Putting research into practice
Having consequently grown by adopting new members in parallel to the EU’s enlargement rounds, one of TEPSA’s main focuses is the widening of the European Union, with the past and forthcoming enlargement rounds. The relations with the Balkans and Turkey, the recently created European Neighbourhood Policy and relations with Russia are among TEPSA’s topics. In the view of the 5th anniversary of the EU-10 enlargement, TEPSA will continue its efforts to analyze the effects of enlargement.
In 2009 TEPSA will look at the impact of EU policies in the old and especially the new member states. These questions will be addressed by the Brussels-based TEPSA Friends meetings, by TEPSA Guest Lectures, and by focusing upon those topics which provide a clear benefit to the European citizens.
TEPSA will also extend its activities to and thereby develop closer ties with Turkey in the framework of the projects “Mobilizing Local Networks for a better informed Dialogue on Turkey’s Accession to the EU” (ACCESS-TR) and “Strengthening and Integrating Academic Networks” (SInAN), both coordinated by the Centre for European Studies at the Middle East Technical University in Ankara, in the first case in co-operation with TEPSA.
Foreign Policy
Although the European Community started as an economic cooperation, its growing influence and responsibilities have called for the development of a common foreign and security policy, first incorporated in the Maastricht Treaty and revised by the Amsterdam Treaty and the Treaty of Nice.
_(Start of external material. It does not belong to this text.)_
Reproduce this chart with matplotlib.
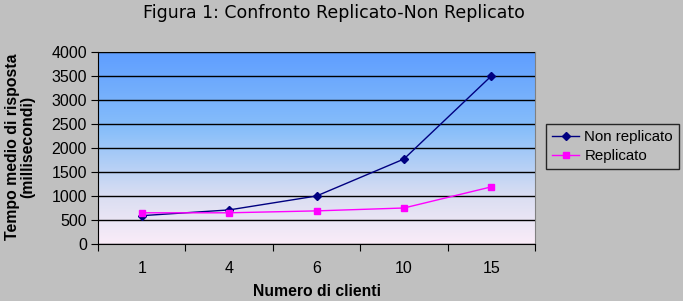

The basis of the CFSP is to use diplomacy, backed up where necessary by trade, aid and other policies, to push for international understanding, to try to solve regional or local conflicts and to prevent new ones occurring. Also the post of High Representative for Foreign and Security Policy with a crisis staff plus a political and security committee and a military committee was created to give EU diplomacy more influence and make it more visible. The European Security and Defense Policy (ESDP) being a part of the CFSP which includes tasks such as an EU military force could undertake for example humanitarian and rescue missions, peacekeeping, crisis management and even peacekeeping. Based on the unanimity rule the member states have had and still have the essential authority in the area of foreign and security policy but the European Commission and the European Parliament developed more and more influence in the process as well.
A European expert network
TEPSA’s member institutes are to a large extent experts in the area of Foreign Policy. Foreign Policy, being closely linked to the deepening of the European Union, the role of Europe in the world and the interaction between an emerging European foreign policy and national foreign policies, is at the core of TEPSA’s research. Based on its member institutes’ expertise in international relations and European affairs as well as their key positions in national policy-making circles TEPSA can offer different national perspectives on specific foreign policy issues.